## [Task to carry out]
Extract the lines that carry the string "this" from the listing.

## [Data section]

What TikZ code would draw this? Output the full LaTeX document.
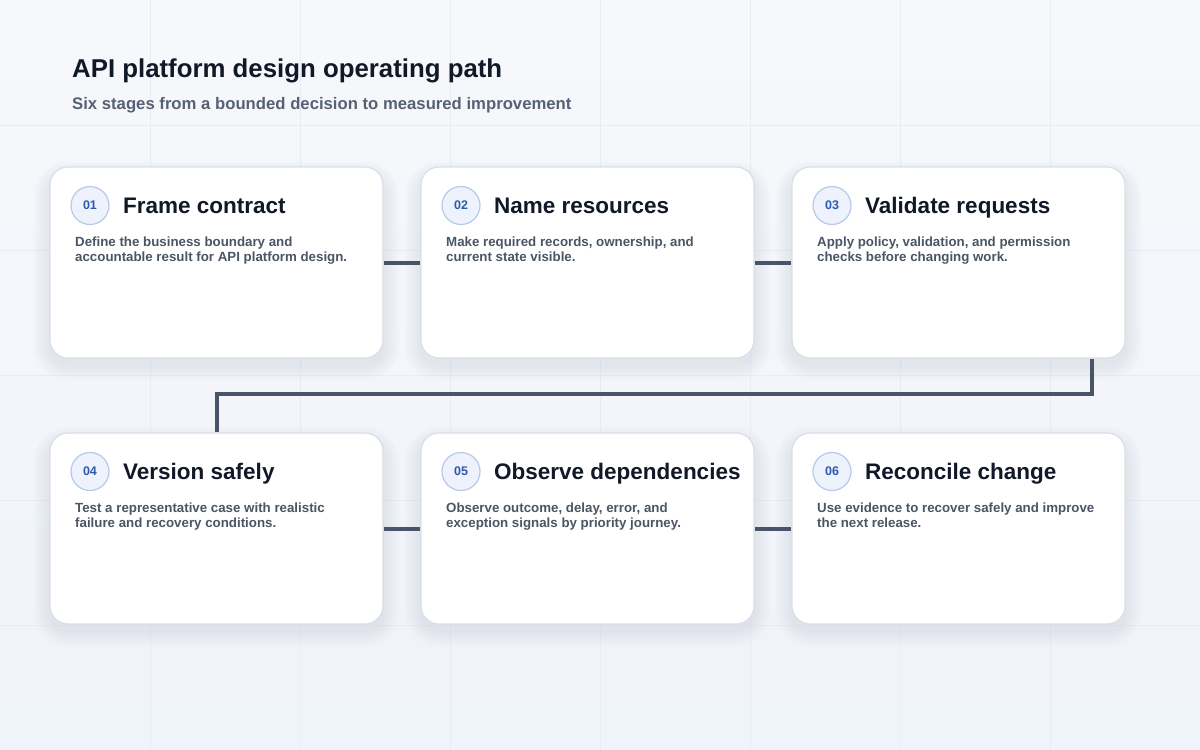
\documentclass[tikz,border=0pt]{standalone}
\usepackage{fontspec}
\setmainfont{Liberation Sans}
\usetikzlibrary{calc}
\definecolor{bgtop}{HTML}{F7F8FB}
\definecolor{bgbot}{HTML}{EFF3FA}
\definecolor{gridc}{HTML}{E9EDF3}
\definecolor{titlec}{HTML}{111827}
\definecolor{subc}{HTML}{566173}
\definecolor{descc}{HTML}{4B5563}
\definecolor{cardline}{HTML}{D8DFEA}
\definecolor{shadowc}{HTML}{8A9AB8}
\definecolor{circfill}{HTML}{EDF2FC}
\definecolor{circline}{HTML}{B8C9E8}
\definecolor{numc}{HTML}{2D5AA9}
\definecolor{connc}{HTML}{4A5468}
\tikzset{
  card/.style={draw=cardline, line width=1.2pt, fill=white, rounded corners=18pt,
    minimum width=333pt, minimum height=191pt, inner sep=0pt},
  numcirc/.style={circle, draw=circline, line width=1.2pt, fill=circfill,
    minimum size=38pt, inner sep=0pt, text=numc, font=\fontsize{12.5}{14}\selectfont\bfseries},
  titletext/.style={inner sep=0pt, text=titlec, font=\fontsize{22.5}{26}\selectfont\bfseries},
  desctext/.style={inner sep=0pt, text=descc, align=left,
    font=\fontsize{13.3}{15}\selectfont\bfseries},
  conn/.style={draw=connc, line width=4pt},
}
\newcommand\stagecard[7]{%
  \foreach \k in {2,4,...,16}{
    \fill[shadowc, opacity=0.018, rounded corners={18pt+\k pt}]
      ({#2-\k},{#3+10-\k}) rectangle ({#2+333+\k},{#3+191+6+\k});
  }
  \node[card] (#1) at ({#2+166.5},{#3+95.5}) {};
  \node[numcirc] (#1n) at ({#2+40},{#3+38.5}) {#4};
  \node[titletext, anchor=base west] (#1t) at ({#2+73},{#3+46}) {#5};
  \node[desctext, anchor=north west] (#1d) at ({#2+25},{#3+70}) {#6\\#7};
}
\begin{document}
\begin{tikzpicture}[x=1pt,y=-1pt]
\useasboundingbox (0,0) rectangle (1200,750);
\shade[top color=bgtop, bottom color=bgbot] (0,0) rectangle (1200,750);
\foreach \gx in {150,300,...,1050} \draw[gridc, line width=0.7pt] (\gx,0) -- (\gx,750);
\foreach \gy in {125,250,...,625} \draw[gridc, line width=0.7pt] (0,\gy) -- (1200,\gy);
\node[anchor=base west, inner sep=0pt, text=titlec, font=\fontsize{25.8}{30}\selectfont\bfseries] (title) at (72,77) {API platform design operating path};
\node[anchor=base west, inner sep=0pt, text=subc, font=\fontsize{16.7}{19}\selectfont\bfseries] (subtitle) at (72,109.5) {Six stages from a bounded decision to measured improvement};
\stagecard{c1}{50}{167}{01}{Frame contract}{Define the business boundary and}{accountable result for API platform design.}
\stagecard{c2}{421}{167}{02}{Name resources}{Make required records, ownership, and}{current state visible.}
\stagecard{c3}{792}{167}{03}{Validate requests}{Apply policy, validation, and permission}{checks before changing work.}
\stagecard{c4}{50}{433}{04}{Version safely}{Test a representative case with realistic}{failure and recovery conditions.}
\stagecard{c5}{421}{433}{05}{Observe dependencies}{Observe outcome, delay, error, and}{exception signals by priority journey.}
\stagecard{c6}{792}{433}{06}{Reconcile change}{Use evidence to recover safely and improve}{the next release.}
\draw[conn] (c1.east) -- (c2.west);
\draw[conn] (c2.east) -- (c3.west);
\draw[conn] ($(c3.south west)!0.9!(c3.south east)$) |- ($(c4.north)+(0,-38)$) -- (c4.north);
\draw[conn] (c4.east) -- (c5.west);
\draw[conn] (c5.east) -- (c6.west);
\end{tikzpicture}
\end{document}
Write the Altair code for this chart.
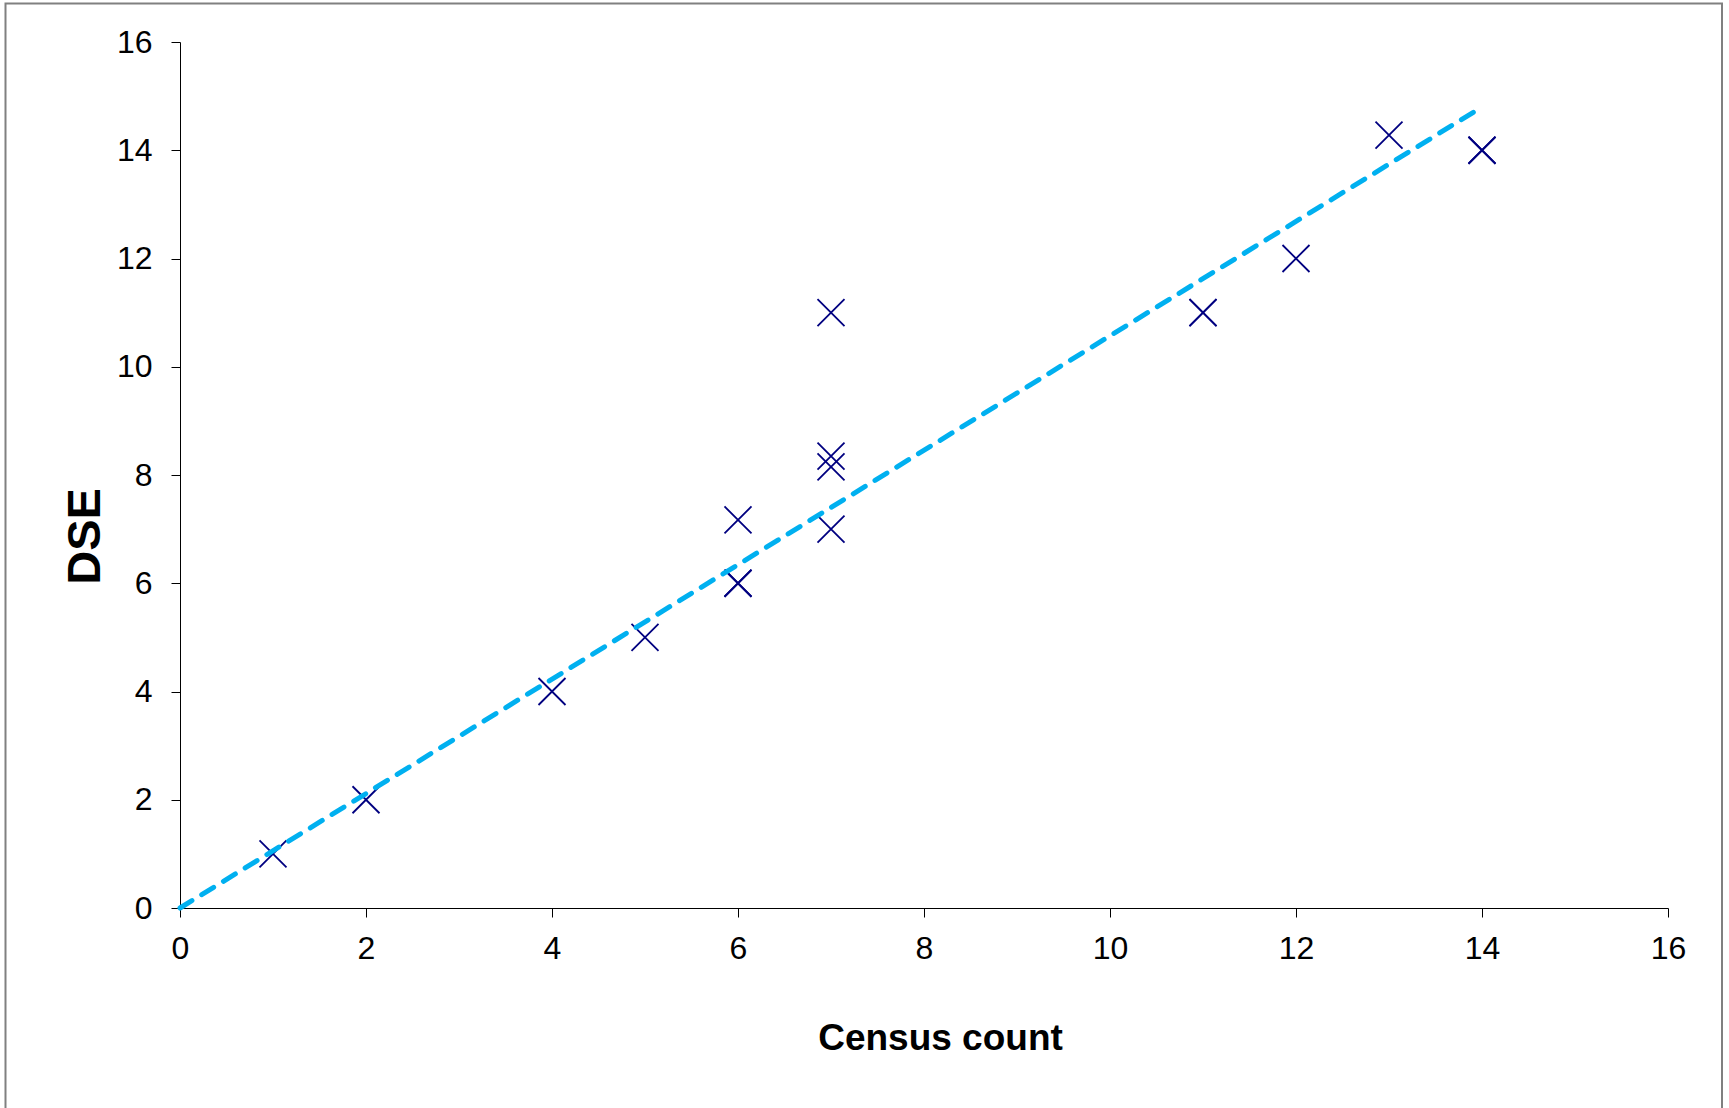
import altair as alt
import pandas as pd

# Data
census = [1, 2, 4, 5, 6, 6, 6, 7, 7, 7, 7, 11, 11, 12, 13, 14, 14]
dse = [1, 2, 4, 5, 6, 6, 7.17, 7, 8.15, 8.35, 11, 11, 11, 12, 14.28, 14, 14]
trend_x = [0, 14]
trend_y = [0, 14.8]
tick_values = [0, 2, 4, 6, 8, 10, 12, 14, 16]

pts = pd.DataFrame({"census": census, "dse": dse})
trend = pd.DataFrame({"census": trend_x, "dse": trend_y})

FONT = "Liberation Sans"
xscale = alt.Scale(domain=[0, 16], nice=False, zero=True)
yscale = alt.Scale(domain=[0, 16], nice=False, zero=True)

x_axis = alt.Axis(
    values=tick_values, title="Census count", grid=False,
    domainColor="black", tickColor="black", tickSize=9, domainWidth=1, tickWidth=1,
    labelFont=FONT, labelFontSize=32, labelColor="black", labelPadding=16,
    titleFont=FONT, titleFontSize=37, titleFontWeight="bold", titleColor="black",
    titleX=760, titleY=141, titleBaseline="alphabetic", titleAlign="center",
    labelFlush=False,
)
y_axis = alt.Axis(
    values=tick_values, title="DSE", grid=False,
    domainColor="black", tickColor="black", tickSize=9, domainWidth=1, tickWidth=1,
    labelFont=FONT, labelFontSize=32, labelColor="black", labelPadding=19,
    titleFont=FONT, titleFontSize=47, titleFontWeight="bold", titleColor="black",
    titleX=-81, titleY=494, titleAngle=270, titleBaseline="alphabetic", titleAlign="center",
    labelFlush=False,
)

border = alt.Chart(alt.Data(values=[{}])).mark_rect(
    fill="white", fillOpacity=0, stroke="#808080", strokeWidth=2
).encode(
    x=alt.value(-174.5), x2=alt.value(1542), y=alt.value(-38.5), y2=alt.value(1100)
)

points = alt.Chart(pts).mark_point(
    shape="M-1,-1L1,1M-1,1L1,-1", size=729, filled=False,
    color="#000080", strokeWidth=1.8, opacity=1
).encode(
    x=alt.X("census:Q", scale=xscale, axis=x_axis),
    y=alt.Y("dse:Q", scale=yscale, axis=y_axis),
)

line = alt.Chart(trend).mark_line(
    color="#00B0F0", strokeWidth=5, strokeDash=[14, 11.5], strokeCap="round"
).encode(
    x=alt.X("census:Q", scale=xscale, axis=x_axis),
    y=alt.Y("dse:Q", scale=yscale, axis=y_axis),
)

chart = alt.layer(border, points, line).properties(
    width=1488, height=866,
    autosize=alt.AutoSizeParams(type="none"),
    padding={"left": 180, "top": 42, "right": 61, "bottom": 200},
    background="white",
).configure_view(stroke=None)

chart.save("out.html", embed_options={"renderer": "svg", "actions": False})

## [Exercise output]
What TikZ code would draw this? Output the full LaTeX document.
Write the Altair code for this chart.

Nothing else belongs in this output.